Forex Analysis & Reviews: Gold edges lower as Middle East tensions ease
The yellow metal continues to decline, plunging investors into gloom and prompting them to reassess their trading strategies. However, some analysts are confident that the precious metal will rebound in the near future, viewing its decline as a natural step before another rally. The optimism of experts bolsters investors, although some market players remain skeptical about the near-term prospects of gold. On Monday, April 22, the precious metal sharply fell amid reduced geopolitical risks and decreased demand for safe-haven assets. As a result, gold lost more than 2.7%. According to estimates, gold's decline at the end of the day was the most significant since June 2022. The metal depreciated amid easing tensions in the Middle East. Such a development reduced the risk premium in the market. At the moment, gold continues to trade downwards after the sharpest decline in two years. The catalyst for the current downtrend in the precious metal was the de-escalation of the conflict between Israel and Iran. Against this backdrop, many experts are pessimistic about the near-term prospects of gold. They believe that investors will turn to other sources of capital preservation. According to some specialists, prices for the precious metal may break below the $2,300 per ounce level and then plummet to $2,200 per ounce. Analysts recommend preparing for a significant decline in the yellow metal amid extremely overbought conditions, as indicated by the RSI on the daily chart.

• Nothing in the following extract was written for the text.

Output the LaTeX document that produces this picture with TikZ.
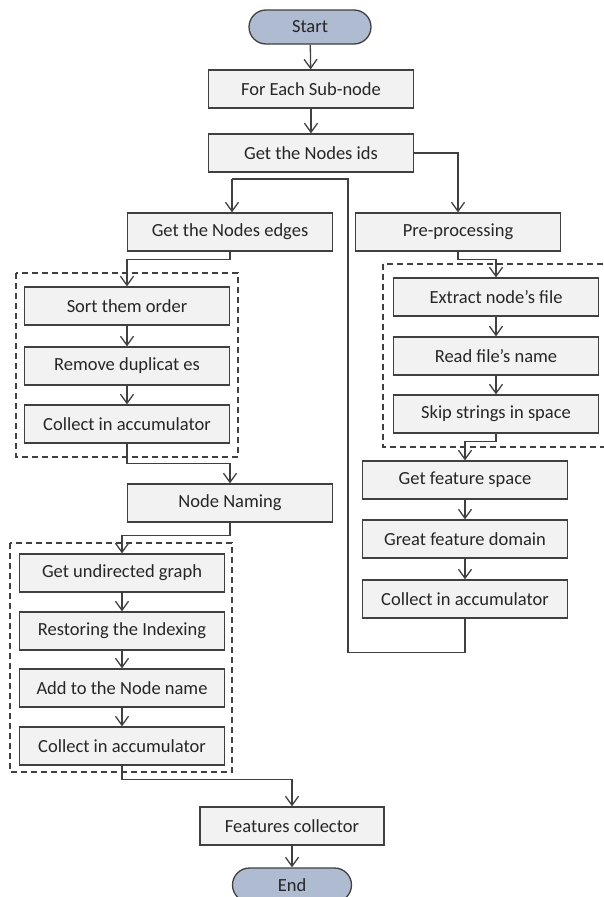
\documentclass[tikz,border=0pt]{standalone}
\usepackage{fontspec}
\setmainfont{Carlito}
\usetikzlibrary{arrows.meta}
\definecolor{boxfill}{HTML}{F2F2F2}
\definecolor{boxline}{HTML}{404040}
\definecolor{ovalfill}{HTML}{AFBBD0}
\definecolor{txt}{HTML}{262626}
\tikzset{
  stepbox/.style={draw=boxline,fill=boxfill,line width=1.3pt,minimum width=205pt,
    minimum height=38pt,inner sep=0pt,text=txt,font=\fontsize{18.5}{18.5}\selectfont},
  term/.style={draw=boxline,fill=ovalfill,line width=1.3pt,rounded corners=17pt,
    minimum width=122pt,minimum height=34pt,inner sep=0pt,text=txt,font=\fontsize{18.5}{18.5}\selectfont},
  flow/.style={draw=boxline,line width=1.3pt,-{Straight Barb[length=9pt,width=13pt]}},
  link/.style={draw=boxline,line width=1.3pt},
  group/.style={draw=boxline,line width=1.3pt,dash pattern=on 6pt off 4pt}
}
\begin{document}
\begin{tikzpicture}[x=1pt,y=-1pt]
\useasboundingbox (0,0) rectangle (603,897);
\pgfmathsetmacro{\cmid}{311}
\pgfmathsetmacro{\cleft}{127}
\pgfmathsetmacro{\cright}{496}
  % trunk
  \node[term] (start) at (310,27) {Start};
  \node[stepbox] (each) at (\cmid,89) {For Each Sub-node};
  \node[stepbox] (ids) at (\cmid,153) {Get the Nodes ids};
  % left branch
  \node[stepbox] (edges) at (230,232) {Get the Nodes edges};
  \node[stepbox] (sort) at (\cleft,306) {Sort them order};
  \node[stepbox] (dupl) at (\cleft,366) {Remove duplicat es};
  \node[stepbox] (collA) at (\cleft,424) {Collect in accumulator};
  \node[stepbox] (naming) at (230,503) {Node Naming};
  \node[stepbox] (undir) at (122,573) {Get undirected graph};
  \node[stepbox] (index) at (122,631) {Restoring the Indexing};
  \node[stepbox] (addname) at (122,688) {Add to the Node name};
  \node[stepbox] (collB) at (122,746) {Collect in accumulator};
  % right branch
  \node[stepbox] (pre) at (458,232) {Pre-processing};
  \node[stepbox] (extract) at (\cright,297) {Extract node’s file};
  \node[stepbox] (readname) at (\cright,356) {Read file’s name};
  \node[stepbox] (skip) at (\cright,414) {Skip strings in space};
  \node[stepbox] (space) at (465,480) {Get feature space};
  \node[stepbox] (domain) at (465,539) {Great feature domain};
  \node[stepbox] (collC) at (465,599) {Collect in accumulator};
  % end
  \node[stepbox,minimum width=184pt] (collector) at (292,826) {Features collector};
  \node[term,minimum width=119pt] (end) at (292,885) {End};
  % dashed groups
  \draw[group] (16,273) rectangle (238,457);
  \draw[group] (10,543) rectangle (232,772);
  \draw[group] (383,264) rectangle (615,447);
  % connectors
  \coordinate (split) at (232,179);
  \coordinate (loop) at (348,179);
  \draw[flow] (start) -- (each);
  \draw[flow] (each) -- (ids);
  \draw[flow] (ids.east) -| (pre.north);
  \draw[link] (collC.south) -- ++(0,34) -| (loop) -- (split);
  \draw[flow] (split) -- (split |- edges.north);
  \draw[flow] (edges.south) -- ++(0,8) -| (sort.north);
  \draw[flow] (sort) -- (dupl);
  \draw[flow] (dupl) -- (collA);
  \draw[flow] (collA.south) -- ++(0,20) -| (naming.north);
  \draw[flow] (naming.south) -- ++(0,13) -| (undir.north);
  \draw[flow] (undir) -- (index);
  \draw[flow] (index) -- (addname);
  \draw[flow] (addname) -- (collB);
  \draw[flow] (collB.south) -- ++(0,14) -| (collector.north);
  \draw[flow] (collector) -- (end);
  \draw[flow] (pre.south) -- ++(0,8) -| (extract.north);
  \draw[flow] (extract) -- (readname);
  \draw[flow] (readname) -- (skip);
  \draw[flow] (skip.south) -- ++(0,8) -| (space.north);
  \draw[flow] (space) -- (domain);
  \draw[flow] (domain) -- (collC);
\end{tikzpicture}
\end{document}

The precious metal was also weighed down by the high likelihood that the Federal Reserve would maintain a tight monetary policy much longer than expected in early 2024. The focus of market attention is on the publication of the key inflation indicator in the United States - the Core Personal Consumption Expenditures Price Index, which the regulator pays special attention to when assessing risks. The release of this report is scheduled for Friday, April 26. According to preliminary forecasts, the indicator decreased to 2.6% year-on-year in March. Recall that its February value was 2.8% year-on-year. Many investors are counting on some easing of geopolitical tensions. At the same time, market participants are switching to riskier assets such as stocks. According to CFTC data, the volume of major market players' long positions in gold futures and options is at a four-year high. The reason for profit-taking was the fairly rapid decline in the value of the precious metal. In addition, in recent months, gold has appreciated despite a steep rally in the greenback. In the current situation, the risks of a deep correction in the precious metal are increasing. However, according to some analysts, there are favorable factors contributing to further gans in gold. Tailwinds for the yellow metal will be the US Federal Reserve's rate cuts, global instability, and the growing US government debt. Against this backdrop, even economists at Bank of America, who are skeptical about the prospects of the precious metal, expect its price to rise to $3,000 by 2025. Analysts at Citi Bank are also bullish on gold, expecting it to gain in the next 6–18 months. Many investors adhere to this position, asserting that the likely record of $3,000 per ounce will be surpassed in a couple of years. Improvement in forecasts for gold prices in 2024 boosts investor optimism. It is worth noting that these forecasts anticipate an increase in the value of the metal in the near future. Confidence in such a scenario allows market players to weather the current market woes and prepare for an upcoming rise in gold.